A more powerful engine is available in the form of a naturally aspirated four-cylinder, but it only boosts the power to 166 horsepower, which still isn't much for a small crossover. All-wheel drive is available, and it boosts the EcoSport's towing capacity to a full 2,000 pounds from 1,400 in front-wheel-drive models.
Additionally, while the EcoSport is composed in the corners, it has a terrible steering feel that doesn't stay centered easily and it feels prone to wandering. Braking is a much more confident endeavor though, and the suspension manages to soak up bumps without being too jarring.
Average fuel economy. It should be pointed out that the name EcoSport is a bit of a misnomer. As previously discussed, the vehicle is not sporty, and it's not particularly eco-friendly either. Instead, the Eco in EcoSport stands for economical, and is reflective of its price point, not its fuel economy ratings.
Three-cylinder FWD models get an EPA-estimated 27 miles per gallon city, 29 mpg highway, and 28 combined. Fuel economy drops to 23/29/25 mpg (city/highway/combined) on four-cylinder AWD models, which is not far off of the larger and sportier Escape.

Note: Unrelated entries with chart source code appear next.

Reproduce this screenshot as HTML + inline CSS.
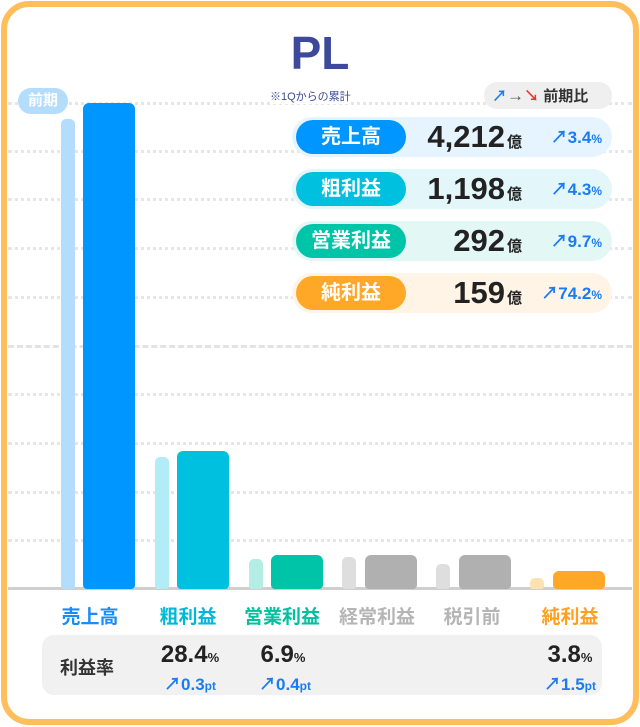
<!DOCTYPE html><html><head><meta charset="utf-8"><style>
*{margin:0;padding:0;box-sizing:border-box}
body{width:640px;height:727px;background:#fff;font-family:"Liberation Sans","Noto Sans CJK JP",sans-serif;position:relative;overflow:hidden}
.frame{position:absolute;left:1px;top:1px;width:638px;height:724px;border:6px solid #ffbe5c;border-radius:28px}
.a{position:absolute}
.g{position:absolute;left:8px;width:624px;height:0;border-top:3px dotted #e6e6e6}
.bar{position:absolute;border-radius:6px 6px 4px 4px}
.pb{position:absolute;border-radius:5px 5px 3px 3px}
.row{position:absolute;left:292px;width:320px;height:40px;border-radius:20px}
.pill{position:absolute;left:4px;top:3px;width:110px;height:34px;border-radius:17px;color:#fff;font-weight:bold;font-size:20px;text-align:center;line-height:34px}
.num{position:absolute;right:90px;top:0;line-height:40px;font-size:31px;font-weight:bold;color:#222;letter-spacing:0}
.oku{font-size:15px;margin-left:2px}
.pct{position:absolute;right:10px;top:0;line-height:42px;font-size:17px;font-weight:bold;color:#1a7cf0}
.pct small{font-size:12px}
.lab{position:absolute;top:602px;font-size:19px;font-weight:bold;text-align:center;width:100px}
</style></head><body>
<div class="frame"></div>
<div class="g" style="top:102px"></div><div class="g" style="top:150px"></div><div class="g" style="top:198px"></div><div class="g" style="top:247px"></div><div class="g" style="top:296px"></div>
<div class="g" style="top:345px;border-top:3px dashed #e3e3e3"></div>
<div class="g" style="top:393px"></div><div class="g" style="top:442px"></div><div class="g" style="top:491px"></div><div class="g" style="top:539px"></div>
<div class="a" style="left:8px;top:587px;width:624px;height:3px;background:#cfcfcf"></div>
<div class="a" style="left:0;width:640px;top:26px;text-align:center;font-size:46px;font-weight:bold;color:#3d4a9a;line-height:54px">PL</div>
<div class="a" style="left:270px;top:88px;font-size:11px;color:#3d4a9a;background:#fff">※1Qからの累計</div>
<div class="a" style="left:18px;top:88px;width:50px;height:26px;border-radius:13px;background:#b3dcfd;color:#fff;font-weight:bold;font-size:15px;text-align:center;line-height:26px">前期</div>
<div class="pb" style="left:61px;top:119px;width:14px;height:470px;background:#b3dcfd"></div>
<div class="bar" style="left:83px;top:103px;width:52px;height:486px;background:#0096ff"></div>
<div class="pb" style="left:155px;top:457px;width:14px;height:132px;background:#b2ecf6"></div>
<div class="bar" style="left:177px;top:451px;width:52px;height:138px;background:#00c0e0"></div>
<div class="pb" style="left:249px;top:559px;width:14px;height:30px;background:#b3ede4"></div>
<div class="bar" style="left:271px;top:555px;width:52px;height:34px;background:#00c4a8"></div>
<div class="pb" style="left:342px;top:557px;width:14px;height:32px;background:#dedede"></div>
<div class="bar" style="left:365px;top:555px;width:52px;height:34px;background:#b0b0b0"></div>
<div class="pb" style="left:436px;top:564px;width:14px;height:25px;background:#dedede"></div>
<div class="bar" style="left:459px;top:555px;width:52px;height:34px;background:#b0b0b0"></div>
<div class="pb" style="left:530px;top:578px;width:14px;height:11px;background:#ffe0b0"></div>
<div class="bar" style="left:553px;top:571px;width:52px;height:18px;background:#ffa726"></div>
<div class="a" style="left:484px;top:82px;width:128px;height:27px;border-radius:13px;background:#efefef;font-size:15px;font-weight:bold;line-height:27px;padding-left:8px;color:#333;white-space:nowrap"><span style="color:#1a7cf0">↗</span><span style="color:#555;font-size:17px">→</span><span style="color:#f03030">↘</span> 前期比</div>
<div class="row" style="top:117px;background:#e6f4ff"><div class="pill" style="background:#0096ff">売上高</div><div class="num">4,212<span class="oku">億</span></div><div class="pct">↗3.4<small>%</small></div></div>
<div class="row" style="top:169px;background:#e3f7fb"><div class="pill" style="background:#00c0e0">粗利益</div><div class="num">1,198<span class="oku">億</span></div><div class="pct">↗4.3<small>%</small></div></div>
<div class="row" style="top:221px;background:#e3f7f4"><div class="pill" style="background:#00c4a8">営業利益</div><div class="num">292<span class="oku">億</span></div><div class="pct">↗9.7<small>%</small></div></div>
<div class="row" style="top:273px;background:#fff4e6"><div class="pill" style="background:#ffa726">純利益</div><div class="num">159<span class="oku">億</span></div><div class="pct">↗74.2<small>%</small></div></div>
<div class="lab" style="left:40px;color:#1a8cf5">売上高</div>
<div class="lab" style="left:138px;color:#00b8d8">粗利益</div>
<div class="lab" style="left:232px;color:#00c0a0">営業利益</div>
<div class="lab" style="left:327px;color:#b5b5b5">経常利益</div>
<div class="lab" style="left:422px;color:#b5b5b5">税引前</div>
<div class="lab" style="left:520px;color:#ffa020">純利益</div>
<div class="a" style="left:42px;top:635px;width:560px;height:60px;border-radius:12px;background:#f1f1f1"></div>
<div class="a" style="left:60px;top:654px;font-size:18px;font-weight:bold;color:#333">利益率</div>
<div class="a" style="left:145px;top:641px;width:90px;text-align:center;font-size:24px;font-weight:bold;color:#222">28.4<small style="font-size:13px">%</small></div>
<div class="a" style="left:150px;top:670px;width:80px;text-align:center;font-size:17px;font-weight:bold;color:#1a7cf0">↗0.3<small style="font-size:12px">pt</small></div>
<div class="a" style="left:243px;top:641px;width:80px;text-align:center;font-size:24px;font-weight:bold;color:#222">6.9<small style="font-size:13px">%</small></div>
<div class="a" style="left:245px;top:670px;width:80px;text-align:center;font-size:17px;font-weight:bold;color:#1a7cf0">↗0.4<small style="font-size:12px">pt</small></div>
<div class="a" style="left:532px;top:641px;width:76px;text-align:center;font-size:24px;font-weight:bold;color:#222">3.8<small style="font-size:13px">%</small></div>
<div class="a" style="left:528px;top:670px;width:84px;text-align:center;font-size:17px;font-weight:bold;color:#1a7cf0">↗1.5<small style="font-size:12px">pt</small></div>
</body></html>
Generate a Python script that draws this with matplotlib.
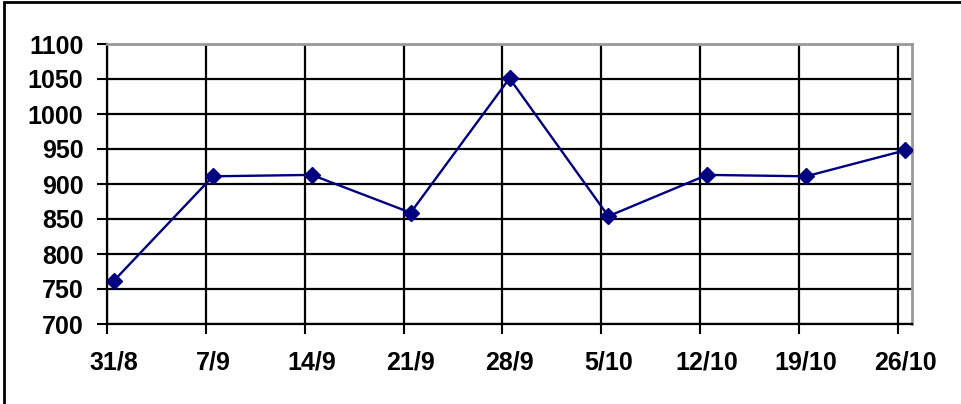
import matplotlib.pyplot as plt
from matplotlib.patches import Rectangle
from matplotlib.ticker import FixedLocator

# weekly dates, values
tick_labels = ["31/8", "7/9", "14/9", "21/9", "28/9", "5/10", "12/10", "19/10", "26/10"]
week_days = [0, 7, 14, 21, 28, 35, 42, 49, 56]
values = [762, 911, 913, 859, 1051, 854, 913, 911, 948]

plt.rcParams['font.family'] = ['Liberation Sans', 'DejaVu Sans']
plt.rcParams['font.weight'] = 'bold'

fig = plt.figure(figsize=(9.61, 4.04), dpi=100)
W, H = 961, 404
ax = fig.add_axes([107 / W, 1 - 324 / H, (912 - 107) / W, (324 - 44) / H])

# points sit half a day after each week tick
xs = [d + 0.5 for d in week_days]
ax.plot(xs, values, color='#000080', lw=1.7, marker='D', ms=8.5, zorder=3)

ax.set_xlim(0, 57.0)
ax.set_ylim(700, 1100)
ax.set_yticks(range(700, 1101, 50))
ax.set_yticklabels([str(v) for v in range(700, 1101, 50)], fontsize=18, fontweight='bold')

ax.xaxis.set_major_locator(FixedLocator(week_days))
ax.set_xticklabels([])
ax.xaxis.set_minor_locator(FixedLocator(xs))
ax.set_xticklabels(tick_labels, minor=True, fontsize=18, fontweight='bold')
ax.tick_params(axis='x', which='minor', length=0, pad=19)
ax.tick_params(axis='x', which='major', length=7, width=1.5, color='black')
ax.tick_params(axis='y', length=7, width=1.5, color='black', pad=10)

ax.grid(True, which='major', color='black', lw=1.6)
ax.set_axisbelow(True)

for s in ['top', 'right']:
    ax.spines[s].set_color('#999999')
    ax.spines[s].set_linewidth(2)
for s in ['left', 'bottom']:
    ax.spines[s].set_color('black')
    ax.spines[s].set_linewidth(1.6)

# outer chart frame (only left and top are visible in the crop)
fig.patches.append(Rectangle((4 / W, -0.1), 1.2, 1.1 - 2 / H, transform=fig.transFigure,
                             fill=False, ec='black', lw=2))

fig.savefig('out.png', dpi=100)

Worrisome safety. The Ford EcoSport hasn't aced most of it's crash tests from NHTSA. While it does get four out of five stars overall, with five stars for side-impact ratings, it's more prone to roll-overs than many other vehicles. All-wheel-drive models received a four in this category, while front-wheel-drive models scored only a three.
Additionally, the EcoSport receives virtually no active safety features as seen with many other vehicles these days. Adaptive cruise control, automatic emergency braking, or even forward collision warning are all absent on the EcoSport. In fact, the only one available is blind-spot monitoring.
Final thoughts. The 2019 Ford EcoSport feels like a last minute, panicked addition to the Ford lineup, largely because it is. It was built for markets that haven't been spoiled as much as us in terms of entry-level utility vehicles, and it feels largely uncompetitive.
The EcoSport is only fit for those blinded by brand loyalty. The Ford faithful converting from an Escape of several generations ago probably won't notice anything amiss, even if better options exist.
However, if you can stand the sight of another brand in your driveway, you should check out the Honda HR-V or Mazda CX-3. Both are good looking vehicles with great build quality, and the Mazda in particular is great fun to drive. Alternatively, if you want a Ford, look for a slightly used Escape at a similar price point.